Last reviewed: June 2018
French novelist, playwright, short-story writer, and essayist
June 2, 1740
December 2, 1814
Charenton-Saint-Maurice (now Saint-Maurice), France
Donatien-Alphonse-François de Sade (sahd) was born in Paris in 1740, heir to the title of Count de Sade; in his family, the heir carried the title of Marquis. At his father’s death in 1767, he succeeded to the title of Count, as well as to the governorship of the provinces of Bresse, Bugey, and Valromey, but the earlier title remains associated with him. He was educated by his uncle, the Abbé de Sade, at the Benedictine monastery of Saint Léger d’Ebreuil and later by the Jesuits at Louis le Grand Collège in Paris. In 1754, at the age of fourteen, he embarked on a military career and fought through the Seven Years’ War; in 1766, by which time he had achieved the rank of captain, he resigned from the army and married Renée-Pélagie de Montreuil, who bore him two sons and a daughter. Portrait of Marquis de Sade.
Portrait of Marquis de Sade.
Shortly after his marriage de Sade became involved in the extraordinary sexual adventures that have made “sadism” the standard term for cruelty inflicted on a supposed object of love. For these exploits, he was imprisoned at various times for a total of twenty-nine years; at one point, in 1772, he was even sentenced to die for acts of sodomy, but was granted a reprieve. He was also accused of poisoning young women, although it was ascertained that he had only given some prostitutes candies laced with the aphrodisiac Spanish fly, causing upset stomachs.

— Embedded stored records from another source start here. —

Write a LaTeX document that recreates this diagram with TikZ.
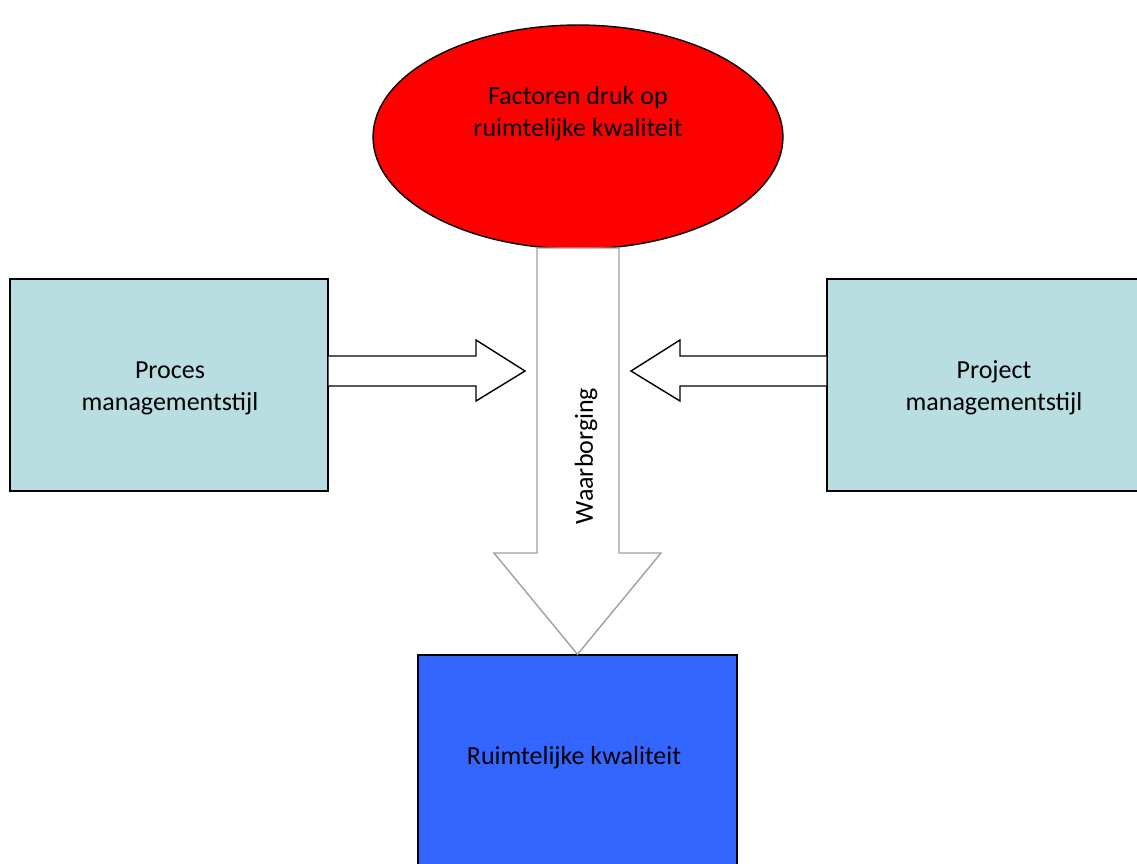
\documentclass[tikz,border=0pt]{standalone}
\usepackage{fontspec}
\setmainfont{Carlito}
\usetikzlibrary{shapes.geometric}
\definecolor{boxcyan}{RGB}{184,222,225}
\definecolor{boxblue}{RGB}{51,102,255}
\definecolor{arrowgray}{RGB}{160,160,160}
\begin{document}
\begin{tikzpicture}[x=0.02cm,y=-0.02cm]
		\clip (0,0) rectangle (1137,863);
		\useasboundingbox (0,0) rectangle (1137,863);
		\begin{scope}[scale=1]
		
		\tikzstyle{mybox}=[rectangle,
		draw=black,
		line width=0.8pt,
		inner sep=0pt,
		minimum width=6.36cm,
		minimum height=4.24cm,
		align=center,
		font=\fontsize{14.8}{18.2}\selectfont
		]
		\tikzstyle{mytext}=[align=center,
		inner sep=0pt,
		font=\fontsize{14.8}{18.2}\selectfont
		]
		\tikzstyle{blockarrow}=[draw=black,
		fill=white,
		line width=0.8pt,
		line join=miter
		]
		
		\coordinate (pfac) at (578, 137);
		\coordinate (pproc) at (169, 385);
		\coordinate (pproj) at (986, 385);
		\coordinate (pruim) at (577.5, 761);
		
		\node[ellipse, draw=black, line width=0.8pt, fill=red,
		minimum width=8.2cm, minimum height=4.48cm, inner sep=0pt] (fac) at (pfac) {};
		\node[mytext] (factxt) at (578, 114) {Factoren druk op\\ruimtelijke kwaliteit};
		
		\node[mybox, fill=boxcyan] (proc) at (pproc) {};
		\node[mytext] (proctxt) at (170, 388) {Proces\\managementstijl};
		\node[mybox, fill=boxcyan] (proj) at (pproj) {};
		\node[mytext] (projtxt) at (994, 388) {Project\\managementstijl};
		\node[mybox, fill=boxblue, minimum width=6.38cm] (ruim) at (pruim) {};
		\node[mytext] (ruimtxt) at (574, 758) {Ruimtelijke kwaliteit};
		
		% waarborging
		\draw[blockarrow, draw=arrowgray] (537, 248) -- (619, 248) -- (619, 553) -- (661, 553)
		-- (ruim.north) -- (494, 553) -- (537, 553) -- cycle;
		\node[mytext, rotate=90] (waar) at (586, 456) {Waarborging};
		
		% links en rechts
		\draw[blockarrow] (proc.east |- 0, 356) -- (476, 356) -- (476, 340) -- (525, 371)
		-- (476, 401) -- (476, 386) -- (proc.east |- 0, 386);
		\draw[blockarrow] (proj.west |- 0, 356) -- (680, 356) -- (680, 340) -- (631, 371)
		-- (680, 401) -- (680, 386) -- (proj.west |- 0, 386);
		
		\end{scope}
\end{tikzpicture}
\end{document}
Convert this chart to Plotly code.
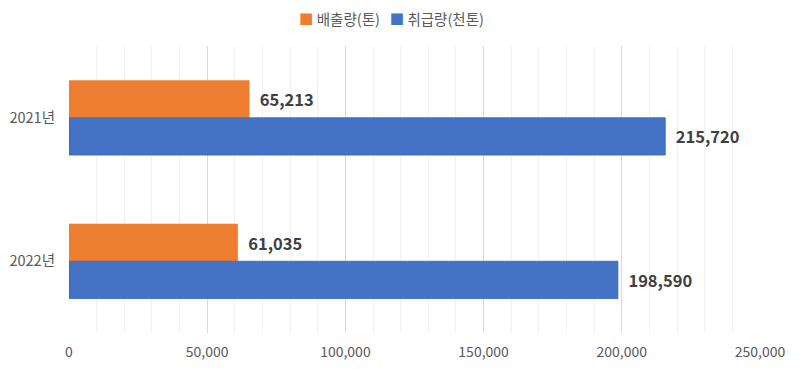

For the next thirty years, he continued his licentious and scandalous sexual experimentations involving young actresses and prostitutes, girls and boys from his neighborhood, and finally his wife and sister-in-law. After episodes of abuse such as the Rose Keller affair, he was imprisoned and subsequently released.
During his terms of imprisonment, first at Vincennes, then at the Bastille, and finally at Charenton Asylum, Sade wrote an enormous number of sexually graphic novels, plays, and journals; most of his fiction is a thinly disguised vehicle for his philosophy of perversion. His best-known novels, Justine and Juliette, are chronicles of sexual experimentation and violence; the first details the sufferings of virtue under persecution, and the second portrays the triumph of depravity. Aline et Valcour is clearly autobiographical; it is here that Sade, self-portrayed as Valcour, professes an indebtedness to Jean-Jacques Rousseau, whose ideas of personal liberty the later author pursued to extremes.
Sade’s plays are generally less disturbing than his novels, because they were written to be performed by the Théâtre-Français, whose eight-member board of directors voted on each play submitted to them. Nevertheless, Oxtiern revolves around the theme of physical violence. Sade also wrote political tracts and pamphlets, as well as numerous letters to his wife and others.
Sade spent the last eleven years of his life in a lunatic asylum at Charenton, where he died in 1814. His erotic works were long dismissed as trite pornography but began to attract serious critical attention in the second half of the twentieth century. Some critics praise Sade for his brilliance of style and profound psychological insights, which anticipated modern psychoanalysis. Sade is considered to be one of the modern “damned writers” who have found an important place in the history of ideas. His writings have also come to be respected for the sociocultural insight into revolutionary France that they offer.